* start SOURCE MATERIAL *
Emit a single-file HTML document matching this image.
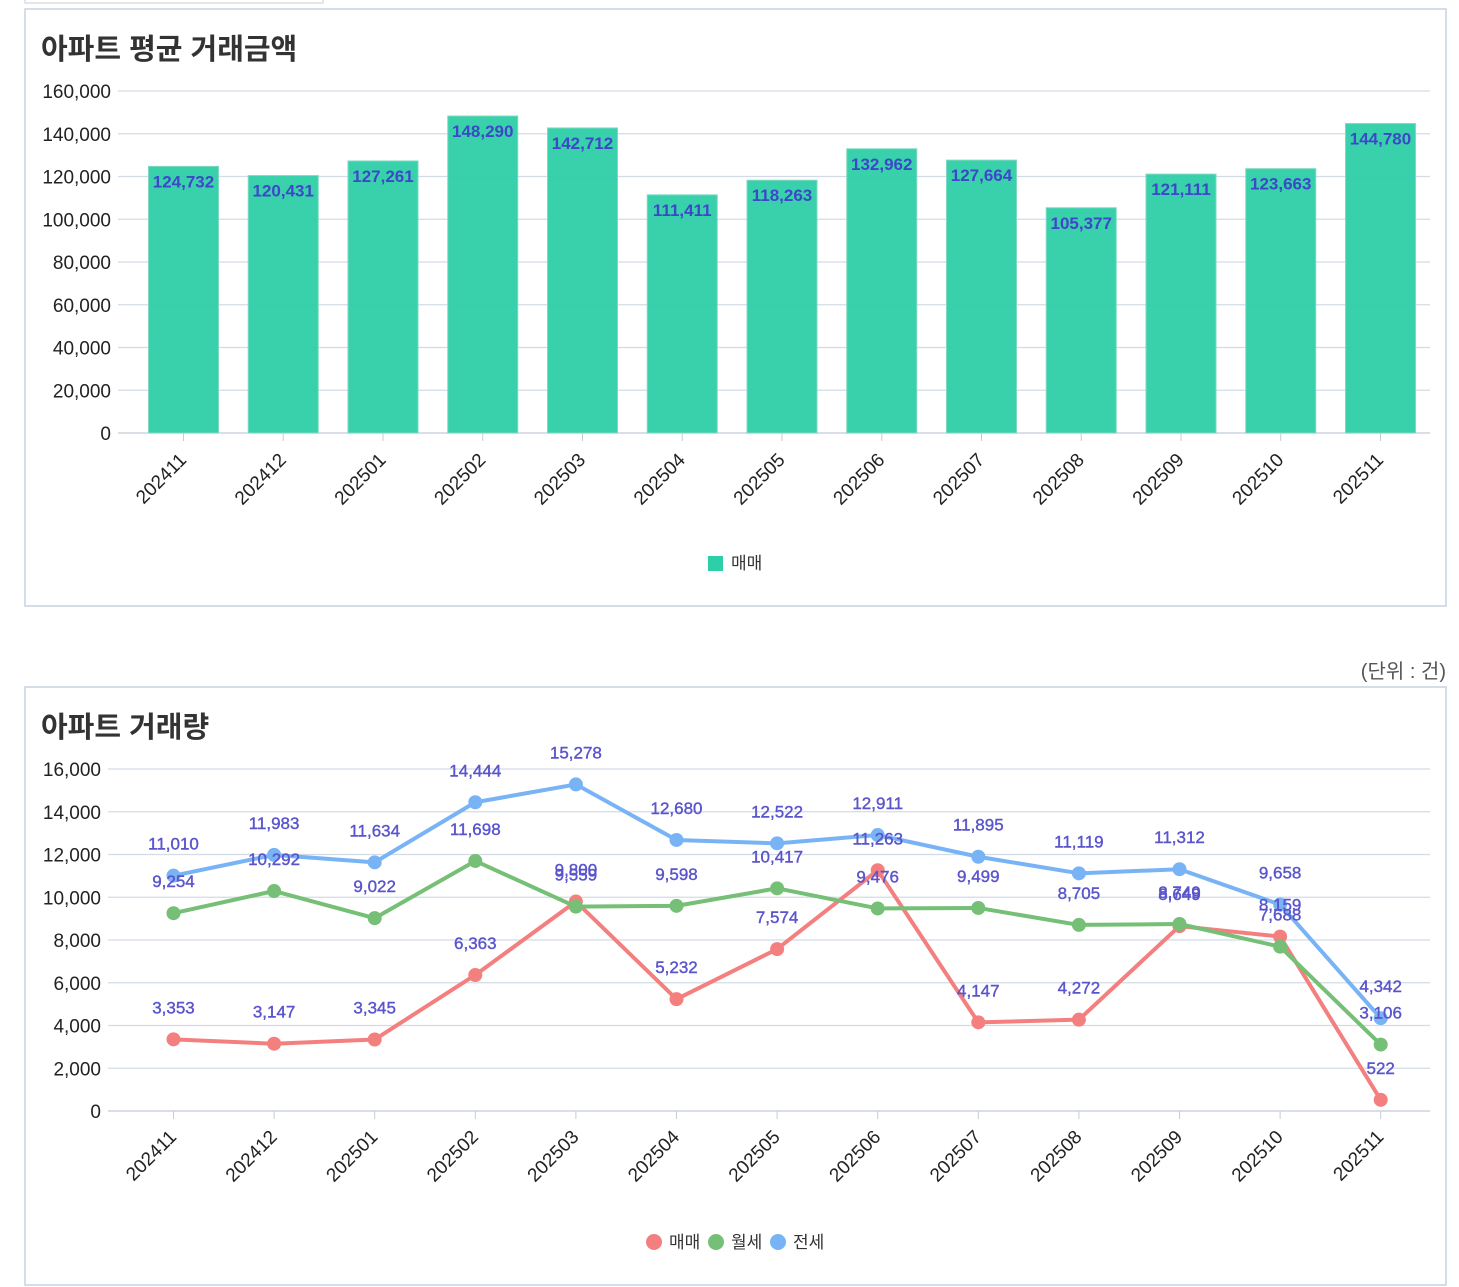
<!DOCTYPE html>
<html><head><meta charset="utf-8">
<style>
body{margin:0;width:1459px;height:1287px;background:#fff;overflow:hidden;font-family:"Liberation Sans","Noto Sans CJK KR",sans-serif;}
svg{position:absolute;left:0;top:0}
</style></head>
<body>
<svg id="s" width="1459" height="1287">
<rect x="25" y="-10" width="298" height="13" fill="#fff" stroke="#c8ccd2"/>
<rect x="25" y="9" width="1421" height="597" fill="#fff" stroke="#c5d3e3" stroke-width="1.5"/>
<text x="41" y="59" font-size="29" font-weight="bold" fill="#333" font-family="Liberation Sans,Noto Sans CJK KR,sans-serif">아파트 평균 거래금액</text>
<text x="1446" y="678" font-size="20" fill="#555" text-anchor="end" font-family="Liberation Sans,Noto Sans CJK KR,sans-serif">(단위 : 건)</text>
<rect x="25" y="687" width="1421" height="598" fill="#fff" stroke="#c5d3e3" stroke-width="1.5"/>
<text x="41" y="737" font-size="29" font-weight="bold" fill="#333" font-family="Liberation Sans,Noto Sans CJK KR,sans-serif">아파트 거래량</text>
<g id="c1"></g><g id="c2"></g>
<g><rect x="708" y="556" width="15" height="15" fill="#2ecfa8"/><text x="731" y="569" font-size="17" fill="#333" font-family="Liberation Sans,Noto Sans CJK KR,sans-serif">매매</text></g>
<g>
<circle cx="654" cy="1242" r="8" fill="#f47f7f"/><text x="669" y="1248" font-size="17" fill="#333" font-family="Liberation Sans,Noto Sans CJK KR,sans-serif">매매</text>
<circle cx="716" cy="1242" r="8" fill="#76bf76"/><text x="731" y="1248" font-size="17" fill="#333" font-family="Liberation Sans,Noto Sans CJK KR,sans-serif">월세</text>
<circle cx="778" cy="1242" r="8" fill="#78b4f5"/><text x="793" y="1248" font-size="17" fill="#333" font-family="Liberation Sans,Noto Sans CJK KR,sans-serif">전세</text>
</g>
</svg>
<script>
const months=["202411","202412","202501","202502","202503","202504","202505","202506","202507","202508","202509","202510","202511"];
const priceValues=[124732,120431,127261,148290,142712,111411,118263,132962,127664,105377,121111,123663,144780];
const priceTicks=[0,20000,40000,60000,80000,100000,120000,140000,160000];
const saleCounts=[3353,3147,3345,6363,9800,5232,7574,11263,4147,4272,8649,8159,522];
const monthlyRentCounts=[9254,10292,9022,11698,9559,9598,10417,9476,9499,8705,8749,7688,3106];
const jeonseCounts=[11010,11983,11634,14444,15278,12680,12522,12911,11895,11119,11312,9658,4342];
const volumeTicks=[0,2000,4000,6000,8000,10000,12000,14000,16000];
const NS="http://www.w3.org/2000/svg";
function mk(p,t,a,txt){const e=document.createElementNS(NS,t);for(const k in a)e.setAttribute(k,a[k]);if(txt!==undefined)e.textContent=txt;p.appendChild(e);return e;}
const fmt=v=>v.toLocaleString("en-US");
// chart 1
const c1=document.getElementById("c1");
const y1=v=>433-v/160000*342;
const x1=i=>183.5+i*99.75;
priceTicks.forEach(t=>{
 const l=mk(c1,"line",{x1:118,x2:1430,y1:y1(t),y2:y1(t),stroke:t?"#d3dbe6":"#c4ccd6","stroke-width":1.2});
 
 
 const tx=mk(c1,"text",{x:111,y:y1(t)+7,"font-size":19,"text-anchor":"end",fill:"#222"},fmt(t));
 
 
});
priceValues.forEach((v,i)=>{
 const r=mk(c1,"rect",{x:x1(i)-35,y:y1(v),width:70,height:433-y1(v),fill:"#2ecfa8","fill-opacity":0.95,stroke:"#7fd9c0"});
 
 
 const t=mk(c1,"text",{x:x1(i),y:y1(v)+21,"font-size":17,"font-weight":"bold","text-anchor":"middle",fill:"#3d48c8"},fmt(v));
 
 
 mk(c1,"line",{x1:x1(i),x2:x1(i),y1:433,y2:441,stroke:"#c4ccd6"});
 const m=mk(c1,"text",{x:x1(i)+4,y:461,"font-size":19,"text-anchor":"end",fill:"#222",transform:`rotate(-45 ${x1(i)+4} 461)`},months[i]);
 
 
});
// chart 2
const c2=document.getElementById("c2");
const y2=v=>1111-v/16000*342;
const x2=i=>173.5+i*100.6;
volumeTicks.forEach(t=>{
 const l=mk(c2,"line",{x1:108,x2:1430,y1:y2(t),y2:y2(t),stroke:t?"#d3dbe6":"#c4ccd6","stroke-width":1.2});
 
 
 const tx=mk(c2,"text",{x:101,y:y2(t)+7,"font-size":19,"text-anchor":"end",fill:"#222"},fmt(t));
 
 
});
months.forEach((m,i)=>{
 mk(c2,"line",{x1:x2(i),x2:x2(i),y1:1111,y2:1119,stroke:"#c4ccd6"});
 const t=mk(c2,"text",{x:x2(i)+4,y:1138,"font-size":19,"text-anchor":"end",fill:"#222",transform:`rotate(-45 ${x2(i)+4} 1138)`},m);
 
 
});
[[saleCounts,"#f47f7f","sale"],[monthlyRentCounts,"#76bf76","monthly-rent"],[jeonseCounts,"#78b4f5","jeonse"]].forEach(([d,c,n])=>{
 const p=mk(c2,"polyline",{points:d.map((v,i)=>x2(i)+","+y2(v)).join(" "),fill:"none",stroke:c,"stroke-width":4,"stroke-linejoin":"round"});
 
 
 d.forEach((v,i)=>{
  const ci=mk(c2,"circle",{cx:x2(i),cy:y2(v),r:7,fill:c});
  
  
 });
});
[saleCounts,monthlyRentCounts,jeonseCounts].forEach(d=>{
 d.forEach((v,i)=>{
  const t=mk(c2,"text",{x:x2(i),y:y2(v)-26,"font-size":17,"text-anchor":"middle",fill:"#5a55cc",stroke:"#5a55cc","stroke-width":0.4},fmt(v));
  
  
 });
});
</script>
</body></html>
* end SOURCE MATERIAL *
TASK DIRECTIONS: Copy out every line from the data above that has "document" in it.

ANSWER TO THE PROBLEM:
Emit a single-file HTML document matching this image.
function mk(p,t,a,txt){const e=document.createElementNS(NS,t);for(const k in a)e.setAttribute(k,a[k]);if(txt!==undefined)e.textContent=txt;p.appendChild(e);return e;}
const c1=document.getElementById("c1");
const c2=document.getElementById("c2");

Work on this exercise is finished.